Ditambah Alaves yang bermain sangat efektif, baik dalam meredam pergerakan Barca maupun dalam memanfaatkan peluang yang minim, keputusan Enrique untuk merotasi semakin terasa keliru.

Meski begitu, Iniesta mencoba mengambil sisi positif dari kekalahan ini.

"Banyak hal yang justru bisa diambil untuk dianalisis. Ketika kami kalah, pelatih selalu bisa menemukan solusi dan memperbaikinya di laga-laga ke depan,” kata Don Andres di situs klub.

Masuknya Iniesta dan Messi di pertengahan babak kedua tidak hanya krusial guna mengejar defisit satu gol (1-2),  juga penting untuk menyeimbangkan neraca antara pemain impor dan pemain binaan La Masia.

Maklum, pada saat memulai laga kontra Alaves, cuma Sergio Busquets yang mewakili akademi Barca itu.

Denis Suarez dan Aleix Vidal, yang dimainkan sejak start, memang punya "darah" La Masia. Namun, Vidal hanya mentas semusim di sana, sebelum berpindah-pindah akademi. Salah satunya ke Real Madrid.

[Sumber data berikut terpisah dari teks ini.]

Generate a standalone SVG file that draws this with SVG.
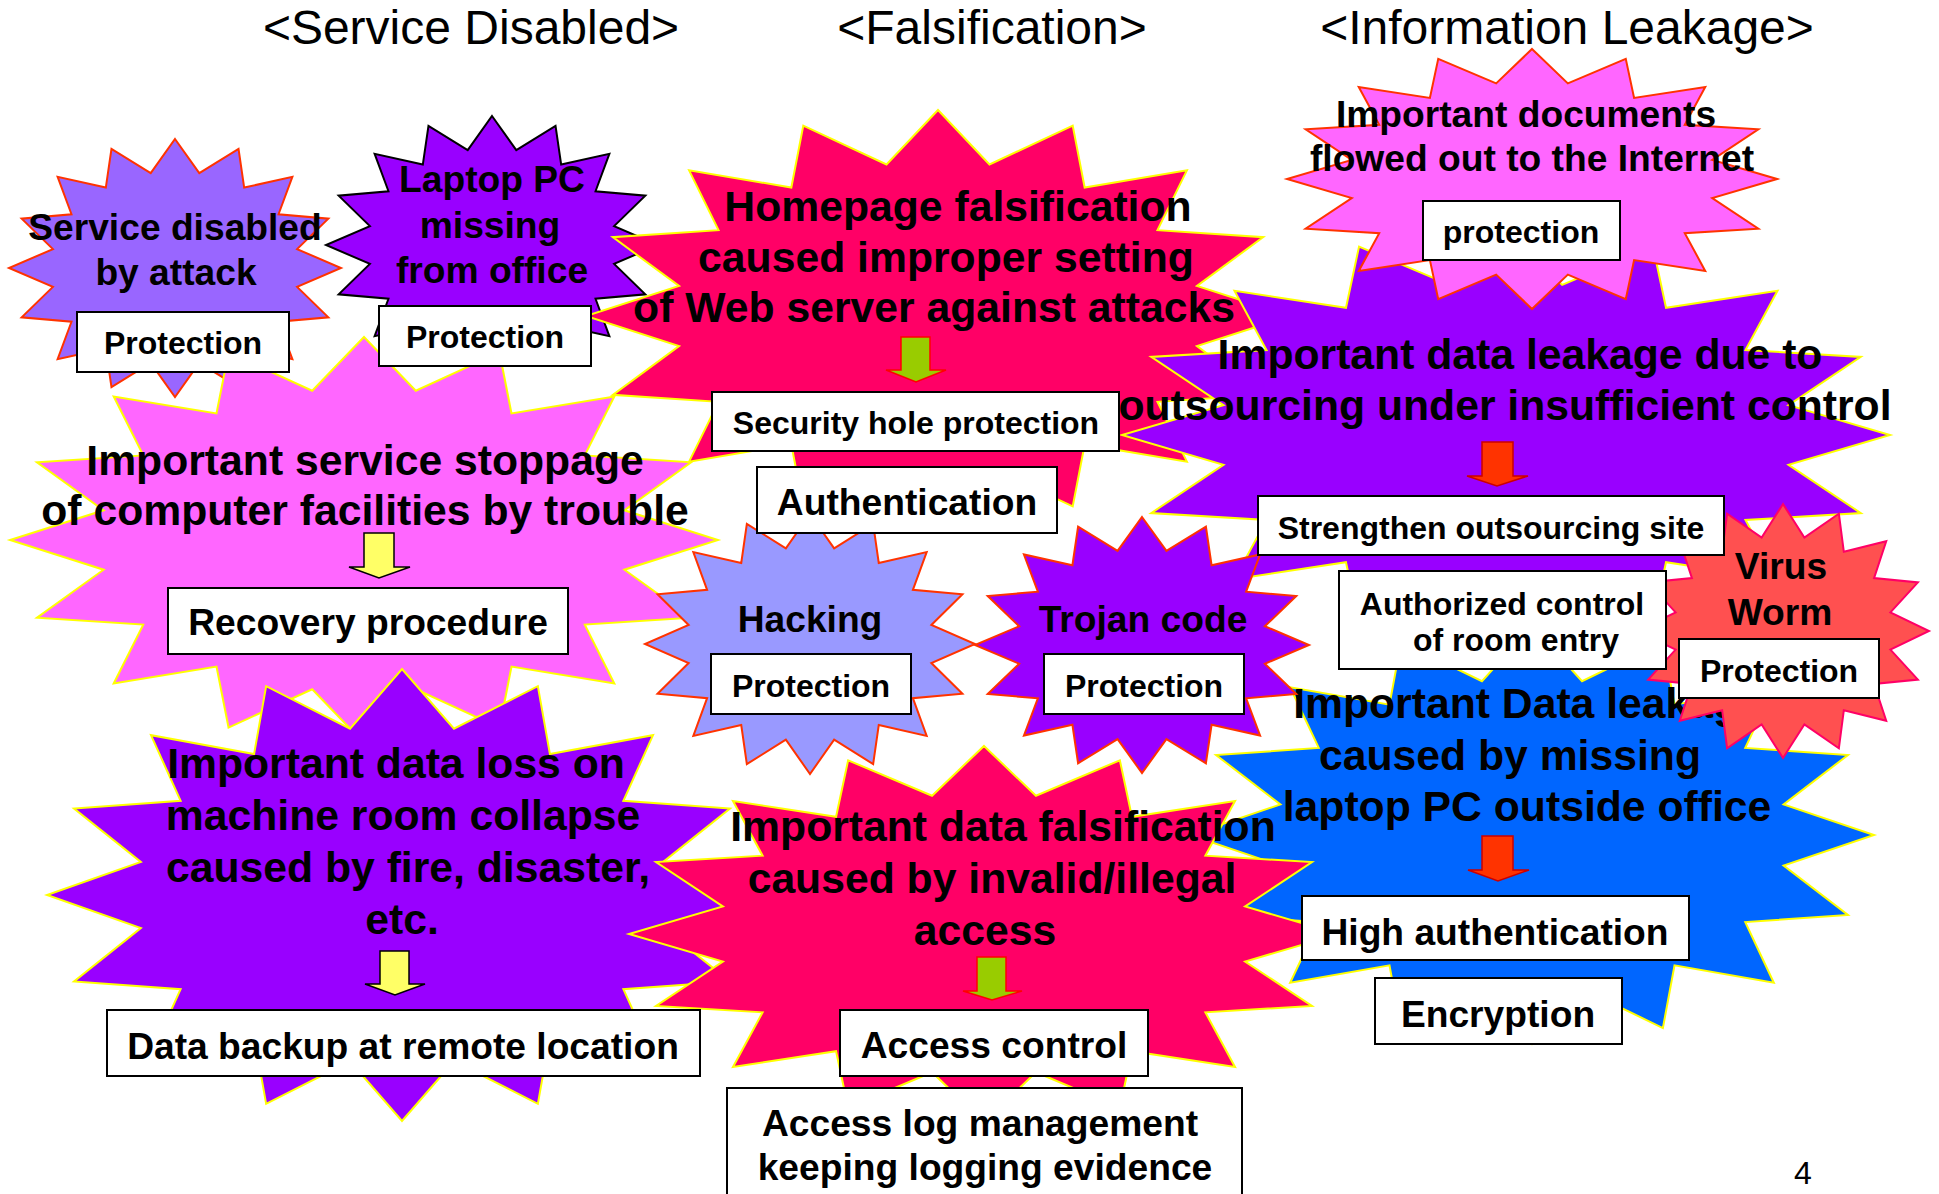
<svg xmlns="http://www.w3.org/2000/svg" xmlns:xlink="http://www.w3.org/1999/xlink" width="1939" height="1194" viewBox="0 0 1939 1194">
<style>
.t{font-family:"Liberation Sans",Arial,sans-serif;font-weight:bold;fill:#000;text-anchor:middle}
.f42{font-size:42.7px}.f37{font-size:37.2px}.f32{font-size:32px}
.title{font-family:"Liberation Sans",Arial,sans-serif;font-size:48px;fill:#000;text-anchor:middle}
.box{fill:#fff;stroke:#000;stroke-width:2}
.ay{fill:#FFFF66;stroke:#000;stroke-width:1.5}
.ag{fill:#99CC00;stroke:#FF0000;stroke-width:1.5}
.ar{fill:#FF3300;stroke:#CC0000;stroke-width:1.5}
.st{stroke-width:2}
</style>
<defs>
<polygon id="s16" vector-effect="non-scaling-stroke" points="0,-100 14.63,-73.56 38.27,-92.39 41.67,-62.36 70.71,-70.71 62.36,-41.67 92.39,-38.27 73.56,-14.63 100,0 73.56,14.63 92.39,38.27 62.36,41.67 70.71,70.71 41.67,62.36 38.27,92.39 14.63,73.56 0,100 -14.63,73.56 -38.27,92.39 -41.67,62.36 -70.71,70.71 -62.36,41.67 -92.39,38.27 -73.56,14.63 -100,0 -73.56,-14.63 -92.39,-38.27 -62.36,-41.67 -70.71,-70.71 -41.67,-62.36 -38.27,-92.39 -14.63,-73.56"/>
</defs>
<rect width="1939" height="1194" fill="#fff"/>
<g id="titles">
<text class="title" x="471" y="44">&lt;Service Disabled&gt;</text>
<text class="title" x="992" y="44">&lt;Falsification&gt;</text>
<text class="title" x="1567" y="44">&lt;Information Leakage&gt;</text>
</g>
<g id="node-service-disabled">
<use href="#s16" class="st" transform="translate(175 268) scale(1.66 1.29)" fill="#9966FF" stroke="#FF3300"/>
<text class="t f37" x="175" y="239.5">Service disabled</text>
<text class="t f37" x="176" y="284.5">by attack</text>
</g>
<g id="node-laptop-missing">
<use href="#s16" class="st" transform="translate(492 245) scale(1.66 1.29)" fill="#9900FF" stroke="#000"/>
<text class="t f37" x="492" y="192">Laptop PC</text>
<text class="t f37" x="490" y="237.5">missing</text>
<text class="t f37" x="492" y="282.5">from office</text>
</g>
<g id="node-homepage">
<use href="#s16" class="st" transform="translate(938 316) scale(3.52 2.06)" fill="#FF0066" stroke="#FFFF00"/>
<text class="t f42" x="958" y="221">Homepage falsification</text>
<text class="t f42" x="946" y="272">caused improper setting</text>
<text class="t f42" x="934" y="322">of Web server against attacks</text>
</g>
<g id="node-outsourcing">
<use href="#s16" class="st" transform="translate(1506 435) scale(3.84 2.04)" fill="#9900FF" stroke="#FFFF00"/>
<text class="t f42" x="1520" y="369">Important data leakage due to</text>
<text class="t f42" x="1505" y="420">outsourcing under insufficient control</text>
</g>
<g id="node-documents">
<use href="#s16" class="st" transform="translate(1532 179) scale(2.45 1.30)" fill="#FF66FF" stroke="#FF3300"/>
<text class="t f37" x="1526" y="127">Important documents</text>
<text class="t f37" x="1532" y="171">flowed out to the Internet</text>
</g>
<g id="node-service-stoppage">
<use href="#s16" class="st" transform="translate(364 540) scale(3.54 2.03)" fill="#FF66FF" stroke="#FFFF00"/>
<text class="t f42" x="365" y="474.5">Important service stoppage</text>
<text class="t f42" x="365" y="525">of computer facilities by trouble</text>
</g>
<g id="node-hacking">
<use href="#s16" class="st" transform="translate(810 644) scale(1.65 1.30)" fill="#9999FF" stroke="#FF3300"/>
<text class="t f37" x="810" y="632">Hacking</text>
</g>
<g id="node-data-loss">
<use href="#s16" class="st" transform="translate(402 895) scale(3.55 2.26)" fill="#9900FF" stroke="#FFFF00"/>
<text class="t f42" x="396" y="778">Important data loss on</text>
<text class="t f42" x="403" y="830">machine room collapse</text>
<text class="t f42" x="408" y="882">caused by fire, disaster,</text>
<text class="t f42" x="402" y="934">etc.</text>
</g>
<g id="node-laptop-leakage">
<use href="#s16" class="st" transform="translate(1532 835) scale(3.42 2.09)" fill="#0066FF" stroke="#FFFF00"/>
<text class="t f42" x="1528" y="718">Important Data leakage</text>
<text class="t f42" x="1510" y="770">caused by missing</text>
<text class="t f42" x="1527" y="820.5">laptop PC outside office</text>
</g>
<g id="node-trojan">
<use href="#s16" class="st" transform="translate(1142 645) scale(1.67 1.28)" fill="#9900FF" stroke="#FF3300"/>
<text class="t f37" x="1143" y="631.5">Trojan code</text>
</g>
<g id="node-data-falsification">
<use href="#s16" class="st" transform="translate(984 934) scale(3.55 1.88)" fill="#FF0066" stroke="#FFFF00"/>
<text class="t f42" x="1003" y="841">Important data falsification</text>
<text class="t f42" x="992" y="893">caused by invalid/illegal</text>
<text class="t f42" x="985" y="945">access</text>
</g>
<g id="node-virus">
<use href="#s16" class="st" transform="translate(1783 631) scale(1.46 1.27)" fill="#FF5050" stroke="#FF0066"/>
<text class="t f37" x="1781" y="578.5">Virus</text>
<text class="t f37" x="1780" y="624.5">Worm</text>
</g>
<g id="connectors">
<path class="ag" d="M901,337H930V370H946L916,382L886,370H901Z"/>
<path class="ay" d="M364,533H394V567H410L379,578L349,567H364Z"/>
<path class="ay" d="M380,951H409V984H425L395,995L365,984H380Z"/>
<path class="ag" d="M977,957H1006V991H1022L992,1000L963,991H977Z"/>
<path class="ar" d="M1482,442H1513V476H1528L1497,486L1467,476H1482Z"/>
<path class="ar" d="M1482,836H1513V870H1529L1498,881L1468,870H1482Z"/>
</g>
<g id="box-protection-a"><rect class="box" x="77" y="312" width="212" height="60"/><text class="t f32" x="183" y="354">Protection</text></g>
<g id="box-protection-b"><rect class="box" x="379" y="306" width="212" height="60"/><text class="t f32" x="485" y="348">Protection</text></g>
<g id="box-protection-d"><rect class="box" x="1423" y="201" width="197" height="59"/><text class="t f32" x="1521" y="243">protection</text></g>
<g id="box-security-hole"><rect class="box" x="712" y="392" width="407" height="59"/><text class="t f32" x="916" y="434">Security hole protection</text></g>
<g id="box-authentication"><rect class="box" x="757" y="467" width="300" height="66"/><text class="t f37" x="907" y="514.5">Authentication</text></g>
<g id="box-strengthen"><rect class="box" x="1258" y="496" width="466" height="59"/><text class="t f32" x="1491" y="539">Strengthen outsourcing site</text></g>
<g id="box-authorized"><rect class="box" x="1339" y="571" width="327" height="98"/><text class="t f32" x="1502" y="615">Authorized control</text><text class="t f32" x="1516" y="651">of room entry</text></g>
<g id="box-protection-virus"><rect class="box" x="1679" y="639" width="200" height="59"/><text class="t f32" x="1779" y="682">Protection</text></g>
<g id="box-recovery"><rect class="box" x="168" y="588" width="400" height="66"/><text class="t f37" x="368" y="635">Recovery procedure</text></g>
<g id="box-protection-hacking"><rect class="box" x="711" y="654" width="200" height="60"/><text class="t f32" x="811" y="697">Protection</text></g>
<g id="box-protection-trojan"><rect class="box" x="1044" y="654" width="200" height="60"/><text class="t f32" x="1144" y="697">Protection</text></g>
<g id="box-high-auth"><rect class="box" x="1302" y="896" width="387" height="64"/><text class="t f37" x="1495" y="944.5">High authentication</text></g>
<g id="box-encryption"><rect class="box" x="1375" y="978" width="247" height="66"/><text class="t f37" x="1498" y="1026.5">Encryption</text></g>
<g id="box-backup"><rect class="box" x="107" y="1010" width="593" height="66"/><text class="t f37" x="403" y="1058.5">Data backup at remote location</text></g>
<g id="box-access-control"><rect class="box" x="840" y="1010" width="308" height="66"/><text class="t f37" x="994" y="1057.5">Access control</text></g>
<g id="box-access-log"><rect class="box" x="727" y="1088" width="515" height="120"/><text class="t f37" x="980" y="1135.5">Access log management</text><text class="t f37" x="985" y="1179.5">keeping logging evidence</text></g>
<text x="1803" y="1184" style="font-family:'Liberation Sans',Arial,sans-serif;font-size:32px;text-anchor:middle">4</text>
</svg>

Sementara itu, Denis Suarez diambil dari akademi Manchester City.

Kita harus mundur hingga 14 tahun ke belakang guna menemukan kondisi semodel ini.

Kala itu, dalam leg I semifinal Liga Champions 2001-02 kontra Real Madrid, Carly Rexach selaku pelatih hanya menurunkan Thiago Motta sebagai representasi La Masia.

Padahal, ia memiliki Xavi Hernandez, Sergi Barjuan, Gerard Lopez, Gabri Garcia, Carles Puyol, hingga Pepe Reina.

Alih-alih memainkan legiun lokal miliknya, Rexach justru memilih Fernando Bonano, Michael Reiziger, Abelardo, Frank de Boer, Fabio Rochemback, Philip Cocu, Enrique, Marc Overmars, Patrick Kluivert, dan Javier Saviola.

Tak sampai empat tahun lalu, Barca, di bawah mendiang Tito Vilanova, selama 61 menit menerjunkan pasukan yang seluruhnya berintikan jebolan La Masia.

Dengan materi yang ada saat ini, memang mustahil bagi Enrique untuk memberi porsi mayoritas bagi para cantera.

Terutama dengan kepergian Tiago Alcantara, Pedro Rodriguez, dan Marc Bartra, Cesc Fabregas, serta pensiunnya Xavi, dalam kurun tiga musim terakhir.

Meski begitu, Robert Fernandez, Direktur Olahraga Barca, berani menjamin bahwa dalam 2-3 tahun ke depan bakal muncul permata-permata baru dari Ciudad Esportiva Joan Gamper.

"Kami sama sekali tak kehilangan arah. Kami sudah menyiapkan 2-3 pemain dengan DNA Barca guna mengetuk pintu tim senior," kata Fernandez.